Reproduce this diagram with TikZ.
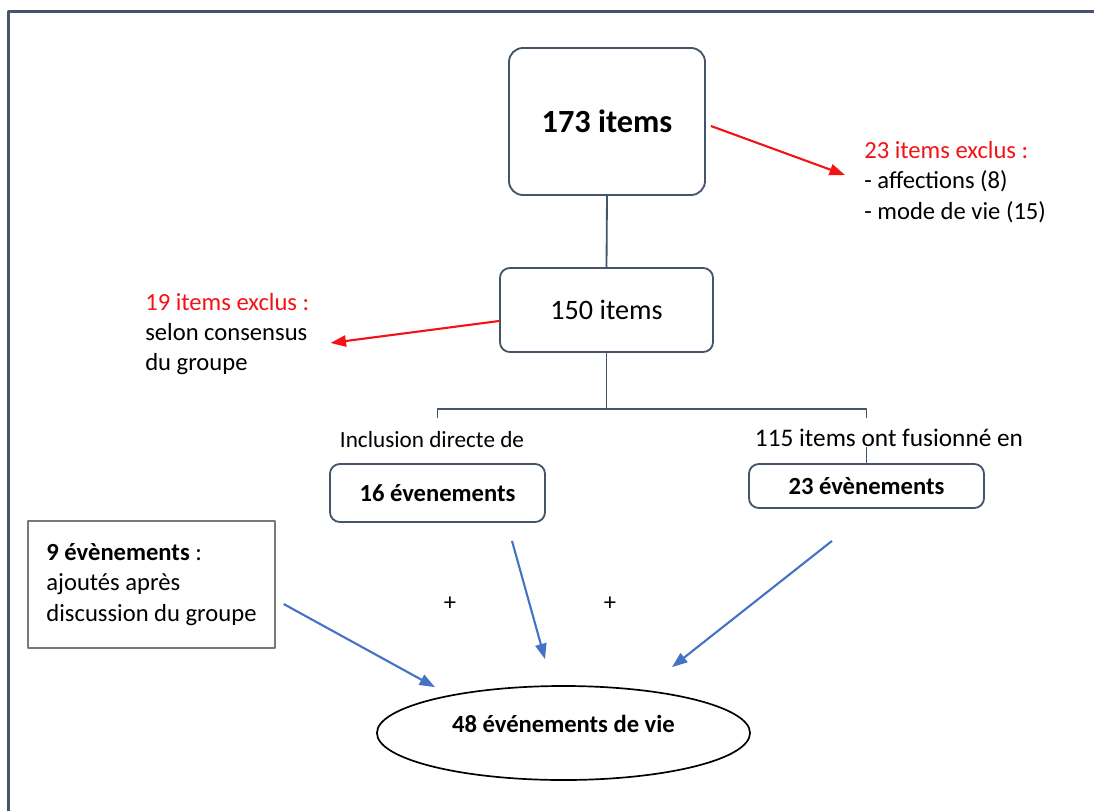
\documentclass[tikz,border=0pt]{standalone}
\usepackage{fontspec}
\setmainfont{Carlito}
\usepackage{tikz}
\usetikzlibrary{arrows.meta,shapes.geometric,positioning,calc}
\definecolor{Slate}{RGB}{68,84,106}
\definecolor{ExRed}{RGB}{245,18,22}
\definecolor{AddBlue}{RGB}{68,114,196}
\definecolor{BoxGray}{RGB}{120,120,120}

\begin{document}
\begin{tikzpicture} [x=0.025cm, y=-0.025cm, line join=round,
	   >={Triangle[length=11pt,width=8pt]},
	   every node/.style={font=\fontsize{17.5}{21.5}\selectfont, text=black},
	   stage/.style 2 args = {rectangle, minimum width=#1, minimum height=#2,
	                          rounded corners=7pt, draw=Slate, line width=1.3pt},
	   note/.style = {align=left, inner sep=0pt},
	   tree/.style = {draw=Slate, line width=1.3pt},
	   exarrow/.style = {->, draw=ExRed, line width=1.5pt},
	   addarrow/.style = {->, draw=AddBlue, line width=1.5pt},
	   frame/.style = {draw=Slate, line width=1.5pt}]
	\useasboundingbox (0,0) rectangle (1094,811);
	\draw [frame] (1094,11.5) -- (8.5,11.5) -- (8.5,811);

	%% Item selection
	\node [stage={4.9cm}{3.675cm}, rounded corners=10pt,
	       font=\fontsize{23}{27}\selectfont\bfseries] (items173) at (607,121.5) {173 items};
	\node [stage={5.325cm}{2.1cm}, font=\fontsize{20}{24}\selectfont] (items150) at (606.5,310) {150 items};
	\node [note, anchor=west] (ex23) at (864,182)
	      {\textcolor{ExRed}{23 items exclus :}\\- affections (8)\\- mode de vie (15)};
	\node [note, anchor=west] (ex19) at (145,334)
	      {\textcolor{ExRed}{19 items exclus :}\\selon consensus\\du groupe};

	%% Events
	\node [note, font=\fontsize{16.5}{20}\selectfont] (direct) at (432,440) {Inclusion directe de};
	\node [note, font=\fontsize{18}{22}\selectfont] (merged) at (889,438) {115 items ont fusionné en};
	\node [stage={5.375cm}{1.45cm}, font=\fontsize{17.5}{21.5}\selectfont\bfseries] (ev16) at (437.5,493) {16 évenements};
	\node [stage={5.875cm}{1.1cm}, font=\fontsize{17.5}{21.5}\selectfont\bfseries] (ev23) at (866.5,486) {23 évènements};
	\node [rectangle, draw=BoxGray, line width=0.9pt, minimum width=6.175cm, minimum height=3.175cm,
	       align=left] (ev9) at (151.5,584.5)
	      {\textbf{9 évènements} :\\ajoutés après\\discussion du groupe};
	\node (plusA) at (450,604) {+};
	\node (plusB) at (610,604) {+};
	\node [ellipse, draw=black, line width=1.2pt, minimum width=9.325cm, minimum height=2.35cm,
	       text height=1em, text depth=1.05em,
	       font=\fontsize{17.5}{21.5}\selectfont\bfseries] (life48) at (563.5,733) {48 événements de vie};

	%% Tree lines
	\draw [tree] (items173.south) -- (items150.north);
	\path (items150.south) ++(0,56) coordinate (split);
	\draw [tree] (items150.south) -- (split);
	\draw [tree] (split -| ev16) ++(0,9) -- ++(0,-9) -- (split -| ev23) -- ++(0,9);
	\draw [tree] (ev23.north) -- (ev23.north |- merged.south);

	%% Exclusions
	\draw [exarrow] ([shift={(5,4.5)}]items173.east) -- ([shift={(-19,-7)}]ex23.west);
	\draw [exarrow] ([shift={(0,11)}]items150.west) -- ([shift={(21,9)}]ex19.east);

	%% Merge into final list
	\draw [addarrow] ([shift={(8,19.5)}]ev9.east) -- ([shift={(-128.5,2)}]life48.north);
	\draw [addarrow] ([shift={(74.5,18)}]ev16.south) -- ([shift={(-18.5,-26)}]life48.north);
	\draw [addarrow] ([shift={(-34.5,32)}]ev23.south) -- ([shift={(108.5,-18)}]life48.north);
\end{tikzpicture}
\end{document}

········

◆ Task directions ◆
Ignore the images and quote every line of the listing exactly.

◆ Task output ◆
Reproduce this diagram with TikZ.
\documentclass[tikz,border=0pt]{standalone}
\usepackage{fontspec}
\setmainfont{Carlito}
\usepackage{tikz}
\usetikzlibrary{arrows.meta,shapes.geometric,positioning,calc}
\definecolor{Slate}{RGB}{68,84,106}
\definecolor{ExRed}{RGB}{245,18,22}
\definecolor{AddBlue}{RGB}{68,114,196}
\definecolor{BoxGray}{RGB}{120,120,120}

\begin{document}
\begin{tikzpicture} [x=0.025cm, y=-0.025cm, line join=round,
	   >={Triangle[length=11pt,width=8pt]},
	   every node/.style={font=\fontsize{17.5}{21.5}\selectfont, text=black},
	   stage/.style 2 args = {rectangle, minimum width=#1, minimum height=#2,
	                          rounded corners=7pt, draw=Slate, line width=1.3pt},
	   note/.style = {align=left, inner sep=0pt},
	   tree/.style = {draw=Slate, line width=1.3pt},
	   exarrow/.style = {->, draw=ExRed, line width=1.5pt},
	   addarrow/.style = {->, draw=AddBlue, line width=1.5pt},
	   frame/.style = {draw=Slate, line width=1.5pt}]
	\useasboundingbox (0,0) rectangle (1094,811);
	\draw [frame] (1094,11.5) -- (8.5,11.5) -- (8.5,811);

	%% Item selection
	\node [stage={4.9cm}{3.675cm}, rounded corners=10pt,
	       font=\fontsize{23}{27}\selectfont\bfseries] (items173) at (607,121.5) {173 items};
	\node [stage={5.325cm}{2.1cm}, font=\fontsize{20}{24}\selectfont] (items150) at (606.5,310) {150 items};
	\node [note, anchor=west] (ex23) at (864,182)
	      {\textcolor{ExRed}{23 items exclus :}\\- affections (8)\\- mode de vie (15)};
	\node [note, anchor=west] (ex19) at (145,334)
	      {\textcolor{ExRed}{19 items exclus :}\\selon consensus\\du groupe};

	%% Events
	\node [note, font=\fontsize{16.5}{20}\selectfont] (direct) at (432,440) {Inclusion directe de};
	\node [note, font=\fontsize{18}{22}\selectfont] (merged) at (889,438) {115 items ont fusionné en};
	\node [stage={5.375cm}{1.45cm}, font=\fontsize{17.5}{21.5}\selectfont\bfseries] (ev16) at (437.5,493) {16 évenements};
	\node [stage={5.875cm}{1.1cm}, font=\fontsize{17.5}{21.5}\selectfont\bfseries] (ev23) at (866.5,486) {23 évènements};
	\node [rectangle, draw=BoxGray, line width=0.9pt, minimum width=6.175cm, minimum height=3.175cm,
	       align=left] (ev9) at (151.5,584.5)
	      {\textbf{9 évènements} :\\ajoutés après\\discussion du groupe};
	\node (plusA) at (450,604) {+};
	\node (plusB) at (610,604) {+};
	\node [ellipse, draw=black, line width=1.2pt, minimum width=9.325cm, minimum height=2.35cm,
	       text height=1em, text depth=1.05em,
	       font=\fontsize{17.5}{21.5}\selectfont\bfseries] (life48) at (563.5,733) {48 événements de vie};

	%% Tree lines
	\draw [tree] (items173.south) -- (items150.north);
	\path (items150.south) ++(0,56) coordinate (split);
	\draw [tree] (items150.south) -- (split);
	\draw [tree] (split -| ev16) ++(0,9) -- ++(0,-9) -- (split -| ev23) -- ++(0,9);
	\draw [tree] (ev23.north) -- (ev23.north |- merged.south);

	%% Exclusions
	\draw [exarrow] ([shift={(5,4.5)}]items173.east) -- ([shift={(-19,-7)}]ex23.west);
	\draw [exarrow] ([shift={(0,11)}]items150.west) -- ([shift={(21,9)}]ex19.east);

	%% Merge into final list
	\draw [addarrow] ([shift={(8,19.5)}]ev9.east) -- ([shift={(-128.5,2)}]life48.north);
	\draw [addarrow] ([shift={(74.5,18)}]ev16.south) -- ([shift={(-18.5,-26)}]life48.north);
	\draw [addarrow] ([shift={(-34.5,32)}]ev23.south) -- ([shift={(108.5,-18)}]life48.north);
\end{tikzpicture}
\end{document}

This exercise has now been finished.